Material provided
____________
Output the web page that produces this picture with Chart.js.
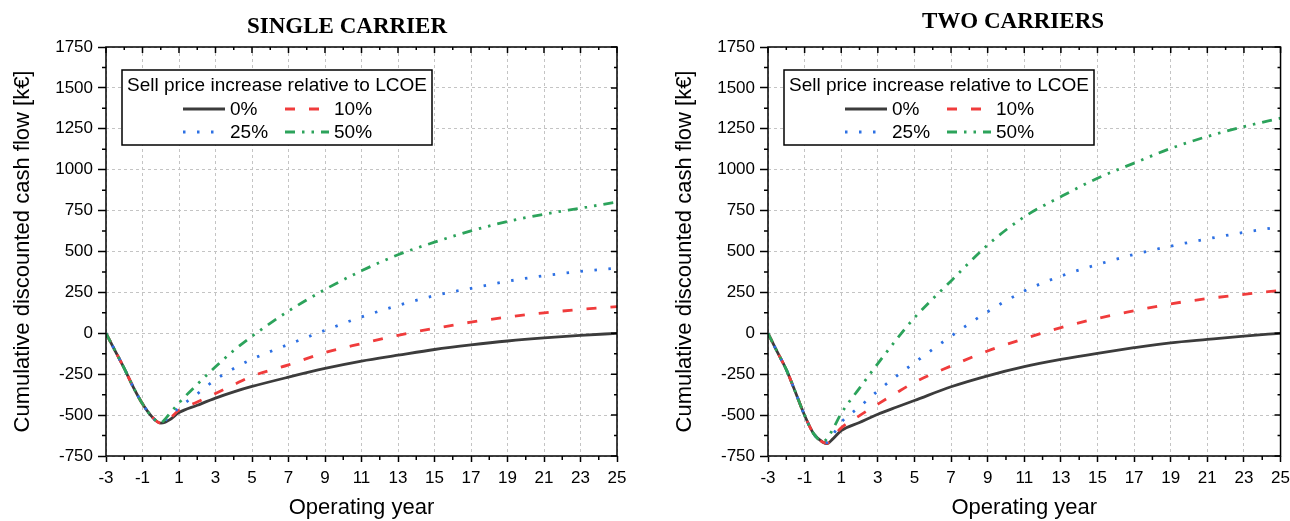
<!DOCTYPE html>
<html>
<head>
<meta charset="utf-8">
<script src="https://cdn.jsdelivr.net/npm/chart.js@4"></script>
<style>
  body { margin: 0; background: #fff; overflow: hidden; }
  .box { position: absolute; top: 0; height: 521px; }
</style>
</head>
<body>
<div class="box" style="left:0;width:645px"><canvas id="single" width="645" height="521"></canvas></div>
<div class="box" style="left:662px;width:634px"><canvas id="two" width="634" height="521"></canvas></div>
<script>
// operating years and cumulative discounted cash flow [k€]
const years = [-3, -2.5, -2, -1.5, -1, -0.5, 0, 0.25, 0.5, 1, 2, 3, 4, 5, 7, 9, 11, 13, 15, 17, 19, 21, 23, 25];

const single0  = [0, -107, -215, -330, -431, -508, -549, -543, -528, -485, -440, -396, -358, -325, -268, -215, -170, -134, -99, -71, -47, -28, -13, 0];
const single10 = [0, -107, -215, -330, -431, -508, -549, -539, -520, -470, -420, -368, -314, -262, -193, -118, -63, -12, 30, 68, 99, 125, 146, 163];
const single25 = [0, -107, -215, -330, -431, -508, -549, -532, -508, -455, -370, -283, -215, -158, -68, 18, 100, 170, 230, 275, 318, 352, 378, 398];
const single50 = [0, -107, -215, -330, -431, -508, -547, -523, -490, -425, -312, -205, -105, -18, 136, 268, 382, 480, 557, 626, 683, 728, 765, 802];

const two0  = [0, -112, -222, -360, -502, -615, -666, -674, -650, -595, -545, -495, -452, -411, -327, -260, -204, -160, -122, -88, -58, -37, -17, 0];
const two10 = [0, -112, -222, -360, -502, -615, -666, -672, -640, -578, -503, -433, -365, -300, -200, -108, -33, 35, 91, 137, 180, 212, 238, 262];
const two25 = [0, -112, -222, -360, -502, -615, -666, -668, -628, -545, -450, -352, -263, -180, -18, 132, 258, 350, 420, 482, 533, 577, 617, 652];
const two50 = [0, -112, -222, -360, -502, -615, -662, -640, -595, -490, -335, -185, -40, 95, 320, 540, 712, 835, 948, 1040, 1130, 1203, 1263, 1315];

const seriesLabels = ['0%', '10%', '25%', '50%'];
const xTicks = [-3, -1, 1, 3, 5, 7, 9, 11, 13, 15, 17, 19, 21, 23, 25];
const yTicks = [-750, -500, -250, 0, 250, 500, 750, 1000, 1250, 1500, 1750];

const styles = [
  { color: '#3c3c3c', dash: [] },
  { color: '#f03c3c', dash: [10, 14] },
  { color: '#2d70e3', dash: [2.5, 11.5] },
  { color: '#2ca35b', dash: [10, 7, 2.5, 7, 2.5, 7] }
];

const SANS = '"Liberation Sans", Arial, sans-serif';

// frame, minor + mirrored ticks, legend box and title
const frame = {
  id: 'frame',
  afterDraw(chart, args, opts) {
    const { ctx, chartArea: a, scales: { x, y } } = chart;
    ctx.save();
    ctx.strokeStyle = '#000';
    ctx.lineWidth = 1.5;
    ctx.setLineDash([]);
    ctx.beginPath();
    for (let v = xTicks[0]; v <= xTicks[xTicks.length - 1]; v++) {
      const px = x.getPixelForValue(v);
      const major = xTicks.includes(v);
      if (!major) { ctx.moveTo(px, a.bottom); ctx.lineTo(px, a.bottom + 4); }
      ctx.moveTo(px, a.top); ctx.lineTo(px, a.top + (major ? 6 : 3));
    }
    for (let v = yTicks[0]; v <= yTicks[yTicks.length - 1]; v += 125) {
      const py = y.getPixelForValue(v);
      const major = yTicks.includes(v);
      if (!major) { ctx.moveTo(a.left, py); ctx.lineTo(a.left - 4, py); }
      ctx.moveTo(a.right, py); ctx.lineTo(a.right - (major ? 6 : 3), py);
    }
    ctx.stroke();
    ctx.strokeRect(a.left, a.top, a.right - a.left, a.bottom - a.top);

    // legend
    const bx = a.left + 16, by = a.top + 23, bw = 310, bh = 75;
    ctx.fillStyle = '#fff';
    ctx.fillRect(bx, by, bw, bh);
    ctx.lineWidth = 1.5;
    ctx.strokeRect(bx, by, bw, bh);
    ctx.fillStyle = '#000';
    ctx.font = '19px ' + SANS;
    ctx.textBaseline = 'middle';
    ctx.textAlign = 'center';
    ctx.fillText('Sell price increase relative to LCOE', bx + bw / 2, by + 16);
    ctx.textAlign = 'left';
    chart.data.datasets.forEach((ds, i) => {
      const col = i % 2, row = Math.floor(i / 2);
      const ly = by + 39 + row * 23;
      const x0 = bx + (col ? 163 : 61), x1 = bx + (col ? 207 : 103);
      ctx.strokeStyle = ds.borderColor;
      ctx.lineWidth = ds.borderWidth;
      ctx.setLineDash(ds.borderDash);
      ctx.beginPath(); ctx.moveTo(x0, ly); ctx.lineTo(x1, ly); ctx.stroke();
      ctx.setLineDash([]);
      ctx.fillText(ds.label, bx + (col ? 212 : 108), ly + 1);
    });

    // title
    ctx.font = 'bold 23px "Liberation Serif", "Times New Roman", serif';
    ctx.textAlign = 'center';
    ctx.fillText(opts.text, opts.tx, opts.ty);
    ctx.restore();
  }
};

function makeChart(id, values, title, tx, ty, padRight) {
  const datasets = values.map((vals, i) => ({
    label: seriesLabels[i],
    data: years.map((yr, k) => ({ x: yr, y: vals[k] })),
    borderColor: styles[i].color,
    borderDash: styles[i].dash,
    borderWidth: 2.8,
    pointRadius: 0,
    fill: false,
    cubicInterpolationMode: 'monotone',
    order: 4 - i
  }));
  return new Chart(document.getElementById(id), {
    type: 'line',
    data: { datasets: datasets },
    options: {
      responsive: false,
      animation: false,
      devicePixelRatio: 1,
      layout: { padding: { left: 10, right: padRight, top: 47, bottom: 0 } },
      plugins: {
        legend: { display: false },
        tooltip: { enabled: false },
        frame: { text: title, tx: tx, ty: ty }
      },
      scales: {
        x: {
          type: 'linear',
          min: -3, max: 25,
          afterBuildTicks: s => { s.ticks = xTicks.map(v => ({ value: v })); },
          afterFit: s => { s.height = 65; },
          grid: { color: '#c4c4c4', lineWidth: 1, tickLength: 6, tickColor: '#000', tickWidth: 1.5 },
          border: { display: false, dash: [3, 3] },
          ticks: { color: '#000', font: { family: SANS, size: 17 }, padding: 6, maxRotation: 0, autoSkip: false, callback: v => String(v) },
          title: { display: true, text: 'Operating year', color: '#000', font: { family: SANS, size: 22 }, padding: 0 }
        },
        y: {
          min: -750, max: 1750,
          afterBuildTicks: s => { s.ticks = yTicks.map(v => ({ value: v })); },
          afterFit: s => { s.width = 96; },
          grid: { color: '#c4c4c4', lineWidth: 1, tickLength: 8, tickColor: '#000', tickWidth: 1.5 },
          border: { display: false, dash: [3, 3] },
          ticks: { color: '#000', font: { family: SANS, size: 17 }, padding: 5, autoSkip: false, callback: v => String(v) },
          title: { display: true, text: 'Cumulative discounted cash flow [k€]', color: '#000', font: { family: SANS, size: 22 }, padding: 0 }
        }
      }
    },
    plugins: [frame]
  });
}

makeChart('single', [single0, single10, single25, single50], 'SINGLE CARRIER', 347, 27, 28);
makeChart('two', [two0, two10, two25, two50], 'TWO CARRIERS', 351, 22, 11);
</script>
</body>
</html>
____________
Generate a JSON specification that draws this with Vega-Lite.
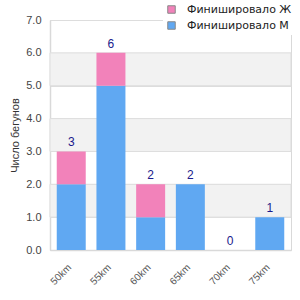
____________
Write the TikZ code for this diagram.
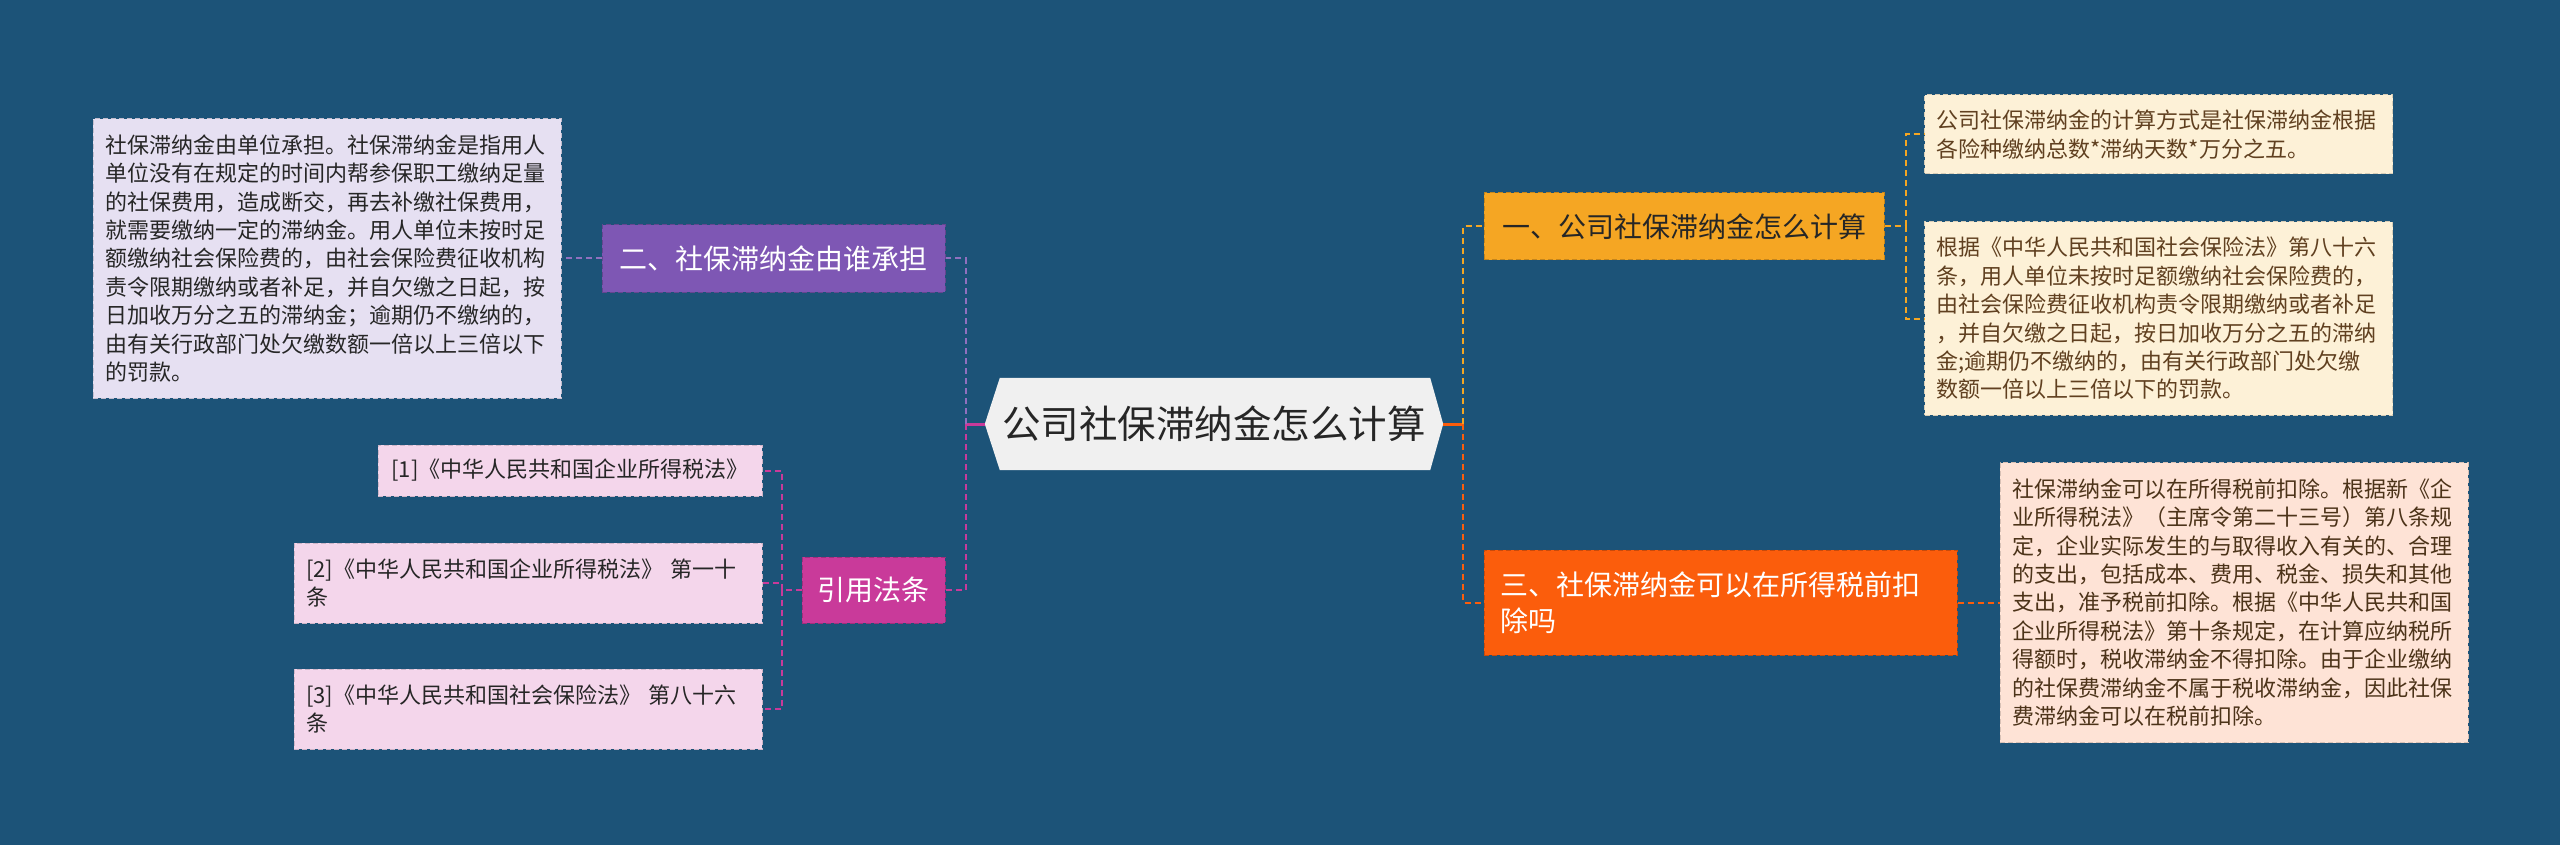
____________
Set task
Output word for word the lines running from the one containing "Output the web" to the one containing "1250, 1500, 1750];", both included, leaving out the pictures.

Answer for the task
Output the web page that produces this picture with Chart.js.
<!DOCTYPE html>
<html>
<head>
<meta charset="utf-8">
<script src="https://cdn.jsdelivr.net/npm/chart.js@4"></script>
<style>
  body { margin: 0; background: #fff; overflow: hidden; }
  .box { position: absolute; top: 0; height: 521px; }
</style>
</head>
<body>
<div class="box" style="left:0;width:645px"><canvas id="single" width="645" height="521"></canvas></div>
<div class="box" style="left:662px;width:634px"><canvas id="two" width="634" height="521"></canvas></div>
<script>
// operating years and cumulative discounted cash flow [k€]
const years = [-3, -2.5, -2, -1.5, -1, -0.5, 0, 0.25, 0.5, 1, 2, 3, 4, 5, 7, 9, 11, 13, 15, 17, 19, 21, 23, 25];

const single0  = [0, -107, -215, -330, -431, -508, -549, -543, -528, -485, -440, -396, -358, -325, -268, -215, -170, -134, -99, -71, -47, -28, -13, 0];
const single10 = [0, -107, -215, -330, -431, -508, -549, -539, -520, -470, -420, -368, -314, -262, -193, -118, -63, -12, 30, 68, 99, 125, 146, 163];
const single25 = [0, -107, -215, -330, -431, -508, -549, -532, -508, -455, -370, -283, -215, -158, -68, 18, 100, 170, 230, 275, 318, 352, 378, 398];
const single50 = [0, -107, -215, -330, -431, -508, -547, -523, -490, -425, -312, -205, -105, -18, 136, 268, 382, 480, 557, 626, 683, 728, 765, 802];

const two0  = [0, -112, -222, -360, -502, -615, -666, -674, -650, -595, -545, -495, -452, -411, -327, -260, -204, -160, -122, -88, -58, -37, -17, 0];
const two10 = [0, -112, -222, -360, -502, -615, -666, -672, -640, -578, -503, -433, -365, -300, -200, -108, -33, 35, 91, 137, 180, 212, 238, 262];
const two25 = [0, -112, -222, -360, -502, -615, -666, -668, -628, -545, -450, -352, -263, -180, -18, 132, 258, 350, 420, 482, 533, 577, 617, 652];
const two50 = [0, -112, -222, -360, -502, -615, -662, -640, -595, -490, -335, -185, -40, 95, 320, 540, 712, 835, 948, 1040, 1130, 1203, 1263, 1315];

const seriesLabels = ['0%', '10%', '25%', '50%'];
const xTicks = [-3, -1, 1, 3, 5, 7, 9, 11, 13, 15, 17, 19, 21, 23, 25];
const yTicks = [-750, -500, -250, 0, 250, 500, 750, 1000, 1250, 1500, 1750];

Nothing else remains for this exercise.